This one is about how a simple decision, a mere choice, an action, can change the direction of your life and set you on totally different path.
It's the old drawn out series of connections: “If a butterfly flaps his wings in the Amazon jungle and scares a bird that drops a nut that hits someone in the head who jumps and avoids a poisonous snake...” That sort of thing.
A year ago today, I put down the APBA dice and set aside the 1991 baseball replay game I had started about a month earlier, filled the car's gas tank and before the sun even rose, embarked on the 554-mile trek to northern Illinois to meet a girl I had only spoken to by telephone for the previous month. We had talked about her putting her home on the market and I offered to help her prepare the house for sale by raking her yard, cleaning up the outside, doing whatever was needed.
There was no real intent by me other than to help someone I cared about. Romance? Are you kidding? My confidence level in that sort of thing always had me asking potential dates if they wanted to be my next ex-girlfriend.
She could use the assistance and I needed to get out. That was pretty much the entire motive. Since my wife passed away in 2006, all I had done on my own before was make a few jaunts to St. Louis some four hours away to watch Blues' and Cardinals' games. It was time for a change.
So, I made the decision. I offered.
Obviously, it was weird. A guy suggesting he drive that far just to “help” had all the markings of some episode of Dateline NBC. Reporter Keith Morrison would open the show about mysterious murders by stepping through my Illinois girl's neighborhood, “He was a nice guy who wanted to help,” Morrison would say. “... Or was he?”
But she made her own decision after some brief thought and she accepted, and I headed north.
I arrived in her town shortly after 3:30 p.m., registered with the hotel and called her. She was still getting ready and was a tad late. I watched the end of the Florida-Tennessee football game and waited.
At 5 p.m., she was still getting ready.
At 5:45 p.m., she called and said she was fixing her hair and I could come over in 10 minutes.
At 5:50 p.m., I waited in her driveway for her to come out.
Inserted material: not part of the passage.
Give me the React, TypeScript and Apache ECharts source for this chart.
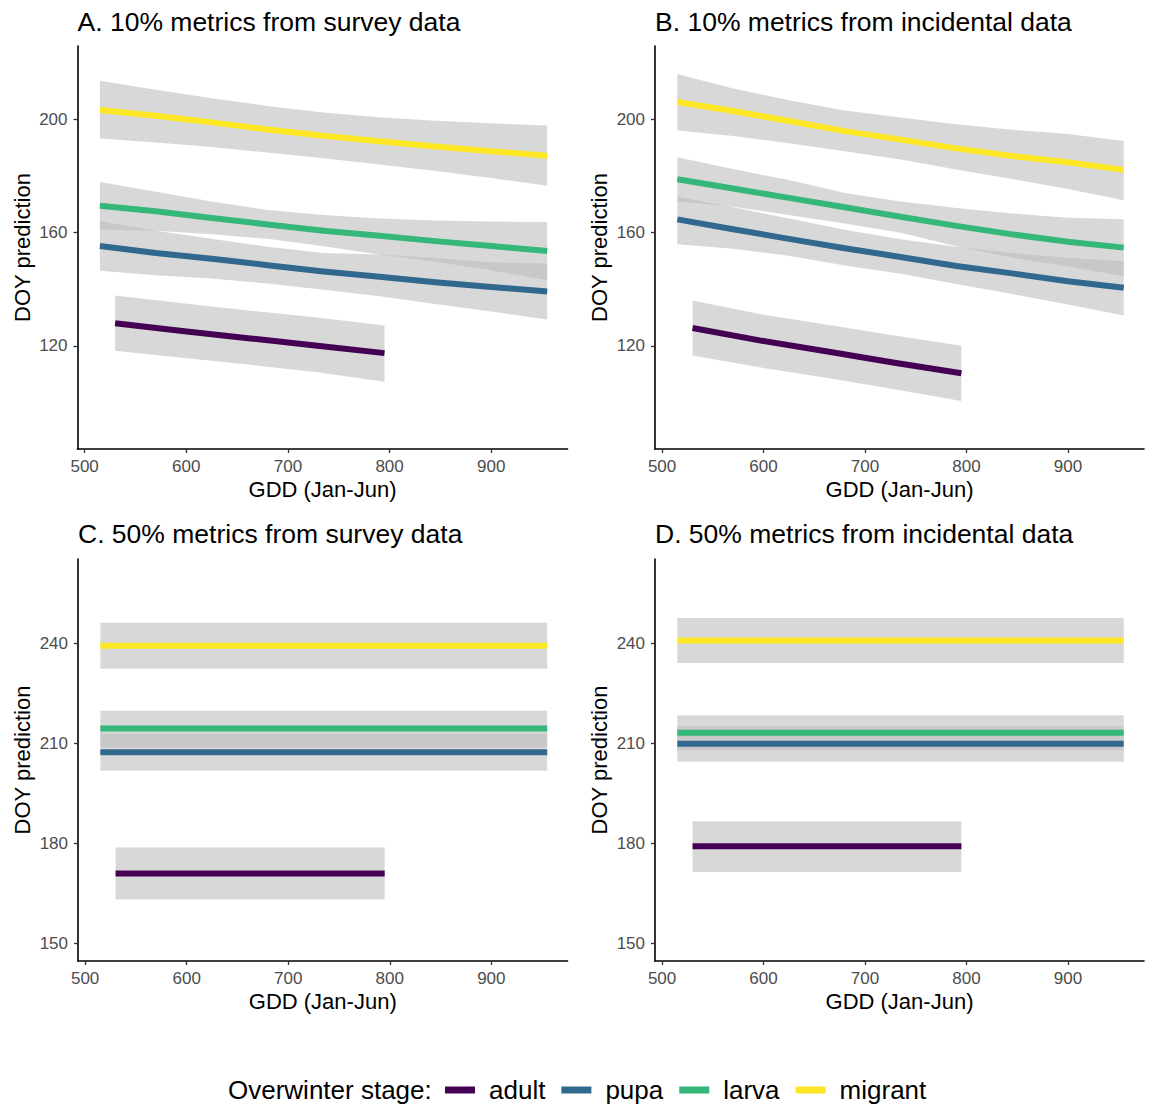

At 6:03 p.m., she came out and I was promptly smitten.
We drove to Wal-Mart and bought toilet seats for her home on our “date.” Despite that blissful first venture, I first felt she didn't like me that much and that I was pretty weird. (Actually, I was weird. I was pretty exhausted from the drive, extremely nervous like a junior high school kid on the first date, way out of practice for even commencing with small talk with a woman and totally out of my league in class. I had about as much chance impressing her as I had of winning a Pulitzer Prize at the newspaper where I worked). I thought I'd clean her yard the next day and then head home, defeated but at least having the chance to have seen Lake Michigan.
But then, I made another decision. I didn't give up. At least I'd have a friend, I thought. And I soldiered on. I decided to stay for the entire five days I had booked the hotel.
The decision worked. After our Wal-Mart venture, we ate at a Cracker Barrel and then she showed me around her town. The following day we went to church and the lake and then watched for a lunar eclipse that night. It was cloudy and we never saw the moon disappear, but I did see love begin to appear slowly.
During the next 10 months, I drove up there 16 times. She sold her house, we moved her stuff out, I hauled her cats down here in May and on June 7, she and her dog moved in with me.
It's been tough at times. The first night we were together, ants invaded the dining room and kitchen, doing a conga line from a patio door to the bowls of cat food. A week later, my air conditioning unit went out which is not a good thing in the steamy climes of Arkansas. Last month, I got sick and ended up in the emergency room with a massive renal infection. Doctors took a CT scan to see if my kidney was trying to crawl out of my body and they pumped morphine in me because of the pain. The bill for that li'l folly is going to be fun.
But it's also been great. We watch Cubs' games on television a lot. We've binge-watched the game show Family Feud and Naked and Afraid to the point of tired hilarity. We play a Trivial Pursuit game we found at a flea market. We cook dinner together and we make bets on where her dog will poop when we walk him around the neighborhood each night. This is my life now.
I still find time to roll the APBA games, albeit at a much, much slower pace.
A year ago, other than noise from the television or the occasional blast of music on my stereo, I had lived in silence for more than 10 years.
Tonight, one of the cats is in heat and yowling like a banshee on crack. The second cat is chasing the first cat around the house. The dog wants to go for his nightly walk and the washing machine is chugging like it does on most days. There is noise in my home now. Blissful noise that signifies I actually have a life. A year ago, I was resigned to the fact I would be alone.
Tonight, I realize how one minute decision, one sudden thought, can change everything and make everything better.